__DIRECTIONS__
Quote word for word the lines below, beginning with the first and ending with the one that has "4, 3, 2, 0, 0];". Drop the pictures.

__DATA BLOCK__

# # # #

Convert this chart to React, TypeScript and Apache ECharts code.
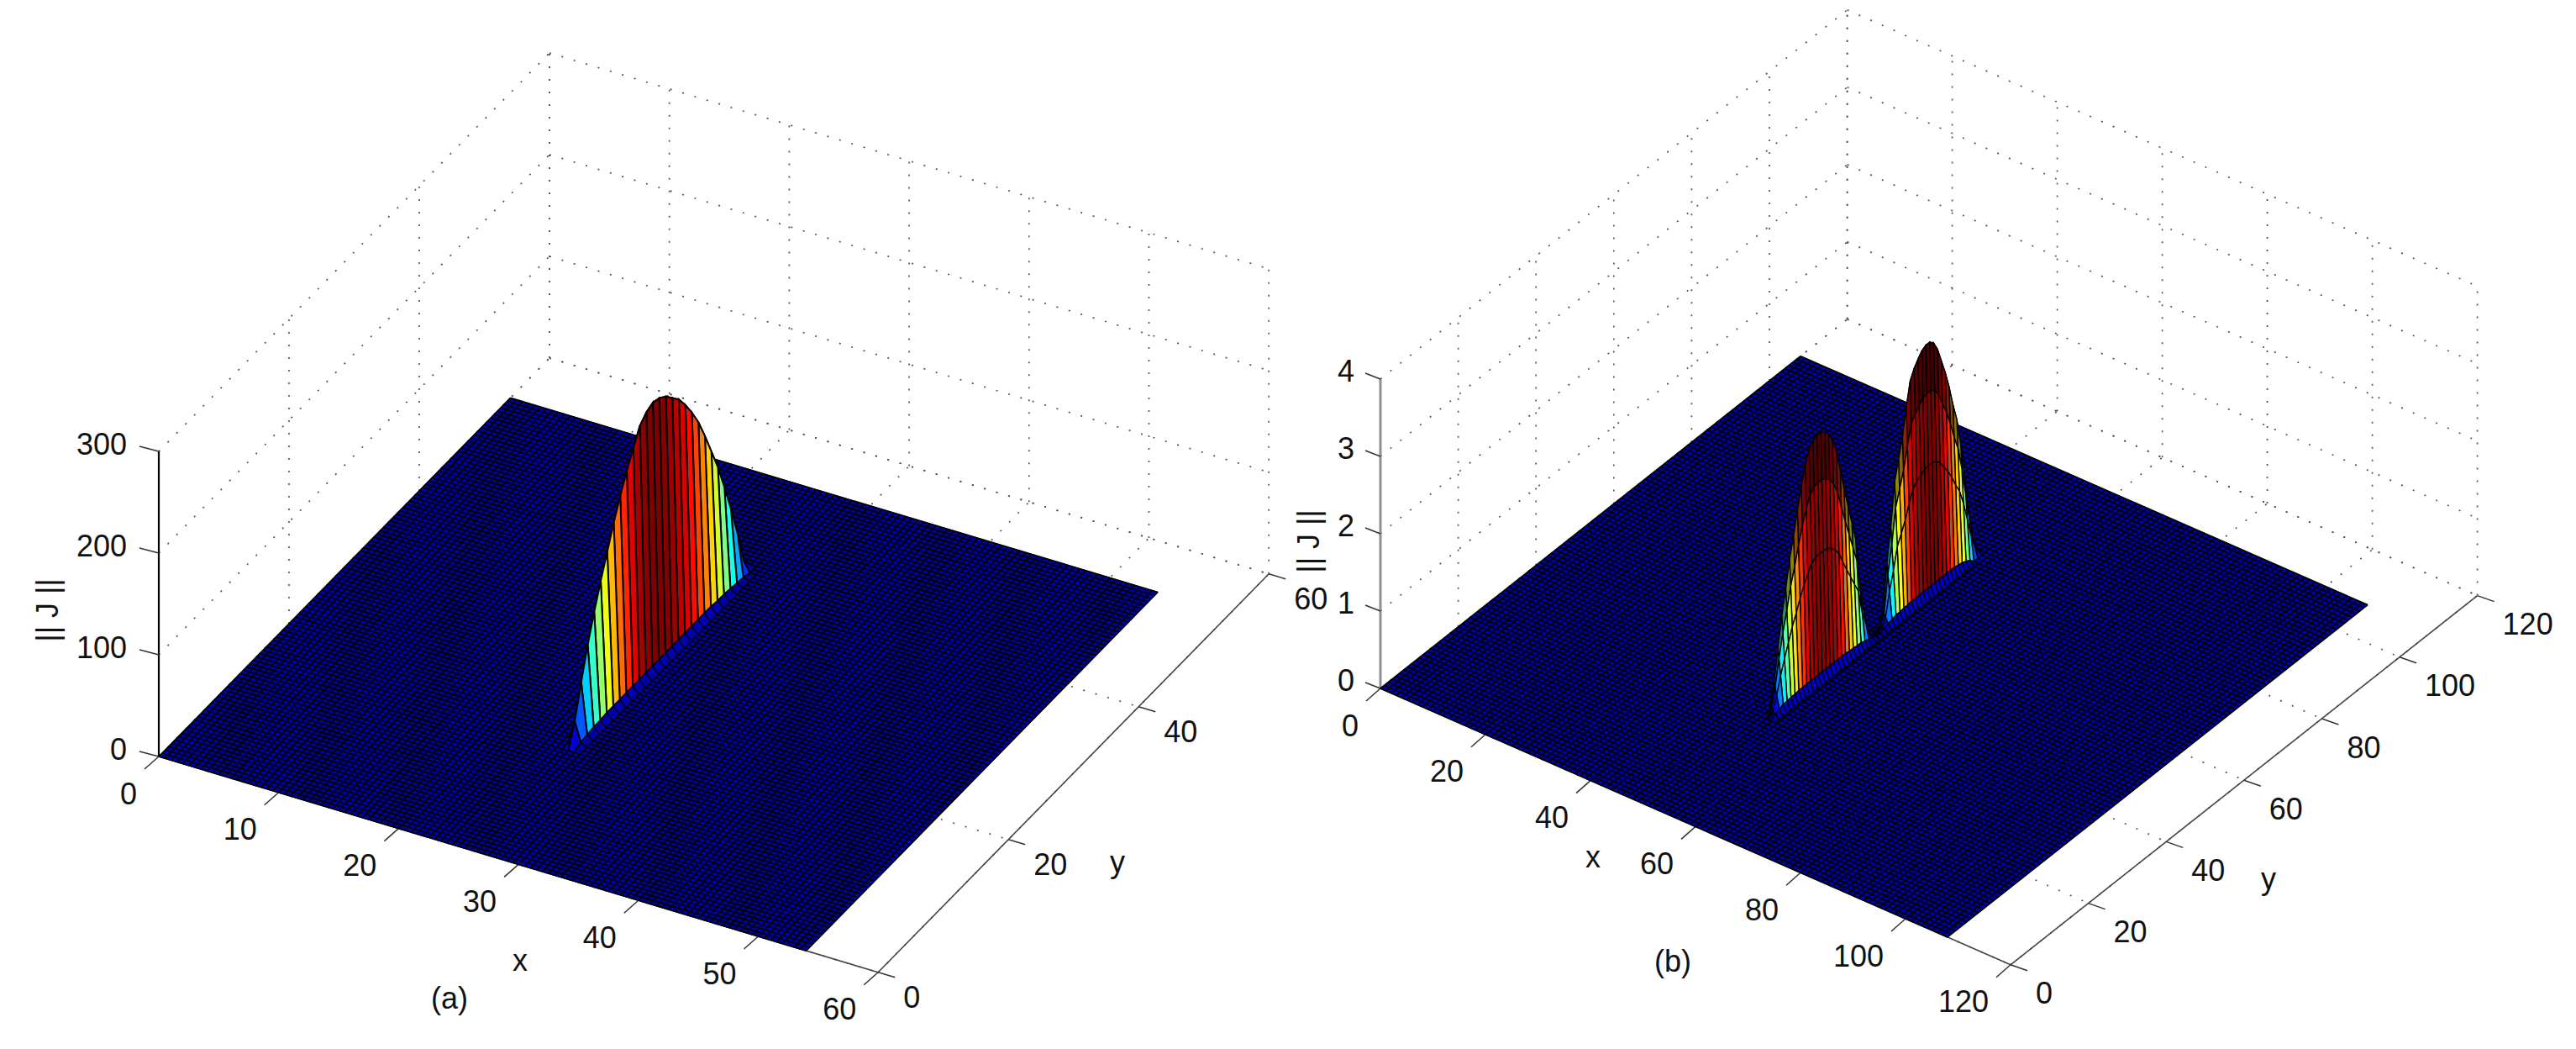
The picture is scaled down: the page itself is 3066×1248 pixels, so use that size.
import React, { useEffect, useRef } from 'react';
import * as echarts from 'echarts';

// panel (a) data
const xTicksA = [0, 10, 20, 30, 40, 50, 60];
const yTicksA = [0, 20, 40, 60];
const zTicksA = [0, 100, 200, 300];
const ridgeStartA = 15; // y of the first ridge value
const ridgeA = [0, 22, 54, 84, 110, 134, 156, 178, 198, 216, 232, 247, 254, 257, 255, 250, 242, 234, 222, 208, 192, 172, 150, 128, 102, 74, 44, 10, 0];
const footA = [0, 3, 4, 5, 5, 6, 6, 6, 6, 6, 6, 6, 6, 6, 6, 6, 6, 6, 6, 6, 6, 6, 5, 5, 4, 3, 2, 0, 0];

// panel (b) data
const xTicksB = [0, 20, 40, 60, 80, 100, 120];
const yTicksB = [0, 20, 40, 60, 80, 100, 120];
const zTicksB = [0, 1, 2, 3, 4];
const ridgeStartB = 29;
const ridgeB = [
  0, 0.05, 0.4, 0.8, 1.17, 1.48, 1.82, 2.08, 2.38, 2.65, 2.88, 3.05, 3.13, 3.15, 3.15, 3.12, 3.05, 2.93, 2.75, 2.46, 2.18, 1.92, 1.66, 1.4, 0.78, 0.42, 0.08,
  0.02, 0.02, 0.03, 0.2, 0.78, 1.2, 1.75, 2.0, 2.25, 2.6, 2.9, 3.02, 3.1, 3.17, 3.2, 3.2, 3.15, 3.03, 2.84, 2.65, 2.42, 2.15, 1.92, 1.55, 1.08, 0.61, 0.25, 0.06, 0,
];
const footB = [
  0, 0.06, 0.08, 0.1, 0.1, 0.11, 0.11, 0.12, 0.12, 0.12, 0.12, 0.12, 0.12, 0.12, 0.12, 0.12, 0.12, 0.12, 0.12, 0.12, 0.11, 0.11, 0.1, 0.1, 0.08, 0.07, 0.05,
  0.03, 0.03, 0.05, 0.07, 0.08, 0.1, 0.1, 0.11, 0.11, 0.12, 0.12, 0.12, 0.12, 0.12, 0.12, 0.12, 0.12, 0.12, 0.12, 0.12, 0.12, 0.11, 0.1, 0.08, 0.05, 0, 0, 0, 0,
];

const panelA = {
  ox: 189, oy: 900, xv: [14.27, 4.28], yv: [7.75, -7.9], zu: 1.21,
  xMax: 60, yMax: 60, zMax: 300, floorMax: 54, meshStep: 0.5,
  xTicks: xTicksA, yTicks: yTicksA, zTicks: zTicksA,
  ridge: ridgeA, foot: footA, ridgeStart: ridgeStartA, ridgeX: 26, ridgeStep: 1, cMax: 257,
  wallDx: 0.5, footDx: 0.5, footBoost: 2, wallBands: [] as number[],
  xTick: [-17, 15], yTick: [20, 6], zTick: [-23, -6],
  xLab: [-26, 44], yLab: [30, 30], zLab: [-38, -9],
  zAxis: { stroke: '#000', lineWidth: 2.2 },
  xName: [619, 1142], yName: [1330, 1025], zName: [56, 726], tag: '(a)', tagPos: [535, 1187],
  wallWidth: 2,
};
const panelB = {
  ox: 1643, oy: 819, xv: [6.25, 2.74], yv: [4.63, -3.66], zu: 92,
  xMax: 120, yMax: 120, zMax: 4, floorMax: 108, meshStep: 1,
  xTicks: xTicksB, yTicks: yTicksB, zTicks: zTicksB,
  ridge: ridgeB, foot: footB, ridgeStart: ridgeStartB, ridgeX: 52, ridgeStep: 1, cMax: 3.2,
  wallDx: 1, footDx: 0.6, footBoost: 1.8, wallBands: [0.8, 0.5],
  xTick: [-17, 15], yTick: [20, 7], zTick: [-18, -7],
  xLab: [-26, 44], yLab: [30, 34], zLab: [-31, -10],
  zAxis: { stroke: '#8f8f8f', lineWidth: 3 },
  xName: [1896, 1019], yName: [2700, 1045], zName: [1557, 644], tag: '(b)', tagPos: [1991, 1143],
  wallWidth: 1.4,
};

const FONT = '"Liberation Sans", Arial, sans-serif';
const dotted = { stroke: '#555', lineWidth: 1.7, lineDash: [2, 13] };
const axisLine = { stroke: '#444', lineWidth: 1.6 };
const tickLine = { stroke: '#333', lineWidth: 1.5 };

// matlab's jet colormap, k darkens it
const jet = (v: number, k = 1) => {
  const c = (t: number) => Math.round(255 * k * Math.max(0, Math.min(1, t)));
  const r = c(1.5 - Math.abs(4 * v - 3));
  const g = c(1.5 - Math.abs(4 * v - 2));
  const b = c(1.5 - Math.abs(4 * v - 1));
  return `rgb(${r},${g},${b})`;
};

type Mark = any;

const buildMarks = (p: typeof panelA): Mark[] => {
  const pr = (x: number, y: number, z: number) => [
    p.ox + x * p.xv[0] + y * p.yv[0],
    p.oy + x * p.xv[1] + y * p.yv[1] - z * p.zu,
  ];
  const marks: Mark[] = [];
  const seg = (a: number[], b: number[], style: any) => marks.push({ kind: 'line', a, b, style });
  const quad = (pts: number[][], style: any) => marks.push({ kind: 'polygon', pts, style });
  const text = (t: string, at: number[], align: string, extra: any = {}) => marks.push({ kind: 'text', t, at, align, ...extra });

  // grid on the two walls and the floor
  p.zTicks.forEach((z) => {
    seg(pr(0, 0, z), pr(0, p.yMax, z), dotted);
    seg(pr(0, p.yMax, z), pr(p.xMax, p.yMax, z), dotted);
  });
  p.yTicks.forEach((y) => {
    if (y > 0) seg(pr(0, y, 0), pr(0, y, p.zMax), dotted);
    seg(pr(0, y, 0), pr(p.xMax, y, 0), dotted);
  });
  p.xTicks.forEach((x) => {
    seg(pr(x, p.yMax, 0), pr(x, p.yMax, p.zMax), dotted);
    seg(pr(x, 0, 0), pr(x, p.yMax, 0), dotted);
  });

  // axes, ticks, tick labels
  seg(pr(0, 0, 0), pr(0, 0, p.zMax), p.zAxis);
  seg(pr(0, 0, 0), pr(p.xMax, 0, 0), axisLine);
  seg(pr(p.xMax, 0, 0), pr(p.xMax, p.yMax, 0), axisLine);
  p.xTicks.forEach((x) => {
    const a = pr(x, 0, 0);
    seg(a, [a[0] + p.xTick[0], a[1] + p.xTick[1]], tickLine);
    text(String(x), [a[0] + p.xLab[0], a[1] + p.xLab[1]], 'right');
  });
  p.yTicks.forEach((y) => {
    const a = pr(p.xMax, y, 0);
    seg(a, [a[0] + p.yTick[0], a[1] + p.yTick[1]], tickLine);
    text(String(y), [a[0] + p.yLab[0], a[1] + p.yLab[1]], 'left');
  });
  p.zTicks.forEach((z) => {
    const a = pr(0, 0, z);
    seg(a, [a[0] + p.zTick[0], a[1] + p.zTick[1]], tickLine);
    text(String(z), [a[0] + p.zLab[0], a[1] + p.zLab[1]], 'right');
  });
  text('x', p.xName, 'center');
  text('y', p.yName, 'center');
  text('|| J ||', p.zName, 'center', { rotation: Math.PI / 2 });
  text(p.tag, p.tagPos, 'center');

  // floor of the surface: one face and its mesh
  const m = p.floorMax;
  quad([pr(0, 0, 0), pr(m, 0, 0), pr(m, m, 0), pr(0, m, 0)], { fill: '#0000a8', stroke: '#000', lineWidth: 1 });
  const meshLine = { stroke: '#000', lineWidth: 1.7 };
  for (let s = 0; s <= m; s += p.meshStep) {
    seg(pr(s, 0, 0), pr(s, m, 0), meshLine);
    seg(pr(0, s, 0), pr(m, s, 0), meshLine);
  }

  // the ridge, far strips first
  const X = p.ridgeX;
  const last = p.ridge.length - 2;
  const edge = p.wallWidth;
  const col = (z: number, k = 1) => jet(z / p.cMax, k);
  for (let i = last; i >= 0; i--) {
    const y0 = p.ridgeStart + i * p.ridgeStep;
    const y1 = y0 + p.ridgeStep;
    const z0 = p.ridge[i];
    const z1 = p.ridge[i + 1];
    quad([pr(X - p.wallDx, y0, 0), pr(X - p.wallDx, y1, 0), pr(X, y1, z1), pr(X, y0, z0)], { fill: col(Math.max(z0, z1)), stroke: '#000', lineWidth: edge });
  }
  const levels = [1, ...p.wallBands, 0];
  for (let i = last; i >= 0; i--) {
    const y0 = p.ridgeStart + i * p.ridgeStep;
    const y1 = y0 + p.ridgeStep;
    const z0 = p.ridge[i];
    const z1 = p.ridge[i + 1];
    const f0 = p.foot[i];
    const f1 = p.foot[i + 1];
    const at = (y: number, z: number, f: number, t: number) => pr(X + (1 - t) * p.wallDx, y, f + (z - f) * t);
    for (let b = 0; b < levels.length - 1; b++) {
      const hi = levels[b];
      const lo = levels[b + 1];
      // the upper band of a banded wall is seen nearly edge on, so it reads almost black
      const dark = p.wallBands.length > 0 && b === 0 ? 0.55 : 1;
      quad([at(y0, z0, f0, hi), at(y1, z1, f1, hi), at(y1, z1, f1, lo), at(y0, z0, f0, lo)], { fill: col(Math.max(z0, z1), dark), stroke: '#000', lineWidth: edge });
    }
    if (f0 > 0 || f1 > 0) {
      const xe = X + p.wallDx + p.footDx;
      quad([pr(X + p.wallDx, y0, f0), pr(X + p.wallDx, y1, f1), pr(xe, y1, 0), pr(xe, y0, 0)], { fill: col(Math.max(f0, f1) * p.footBoost), stroke: '#000', lineWidth: 1.3 });
    }
  }
  return marks;
};

const draw = (mk: Mark, api: any) => {
  if (mk.kind === 'line') {
    const a = api.coord(mk.a);
    const b = api.coord(mk.b);
    return { type: 'line', silent: true, shape: { x1: a[0], y1: a[1], x2: b[0], y2: b[1] }, style: mk.style };
  }
  if (mk.kind === 'polygon') {
    return { type: 'polygon', silent: true, shape: { points: mk.pts.map((q: number[]) => api.coord(q)) }, style: mk.style };
  }
  const at = api.coord(mk.at);
  return {
    type: 'text',
    silent: true,
    x: at[0],
    y: at[1],
    rotation: mk.rotation || 0,
    style: { text: mk.t, fill: '#111', fontFamily: FONT, fontSize: 36, align: mk.align, verticalAlign: 'middle' },
  };
};

const surfaceSeries = (marks: Mark[]) => ({
  type: 'custom',
  coordinateSystem: 'cartesian2d',
  silent: true,
  clip: false,
  progressive: 0,
  data: marks.map((_, i) => [i, 0]),
  renderItem: (params: any, api: any) => draw(marks[params.dataIndex], api),
});

const App: React.FC = () => {
  const chartRef = useRef<HTMLDivElement>(null);

  useEffect(() => {
    if (!chartRef.current) return;
    const myChart = echarts.init(chartRef.current, undefined, { renderer: 'svg' });
    myChart.setOption({
      animation: false,
      backgroundColor: '#fff',
      grid: { left: 0, right: 0, top: 0, bottom: 0 },
      xAxis: { type: 'value', min: 0, max: 3066, show: false },
      yAxis: { type: 'value', min: 0, max: 1248, inverse: true, show: false },
      series: [surfaceSeries(buildMarks(panelA)), surfaceSeries(buildMarks(panelB))],
    });
    return () => myChart.dispose();
  }, []);

  return <div ref={chartRef} style={{ position: 'absolute', left: 0, top: 0, width: 3066, height: 1248 }} />;
};

export default App;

# # # #

__CORRECT RESULT__
Convert this chart to React, TypeScript and Apache ECharts code.
The picture is scaled down: the page itself is 3066×1248 pixels, so use that size.
import React, { useEffect, useRef } from 'react';
import * as echarts from 'echarts';

// panel (a) data
const xTicksA = [0, 10, 20, 30, 40, 50, 60];
const yTicksA = [0, 20, 40, 60];
const zTicksA = [0, 100, 200, 300];
const ridgeStartA = 15; // y of the first ridge value
const ridgeA = [0, 22, 54, 84, 110, 134, 156, 178, 198, 216, 232, 247, 254, 257, 255, 250, 242, 234, 222, 208, 192, 172, 150, 128, 102, 74, 44, 10, 0];
const footA = [0, 3, 4, 5, 5, 6, 6, 6, 6, 6, 6, 6, 6, 6, 6, 6, 6, 6, 6, 6, 6, 6, 5, 5, 4, 3, 2, 0, 0];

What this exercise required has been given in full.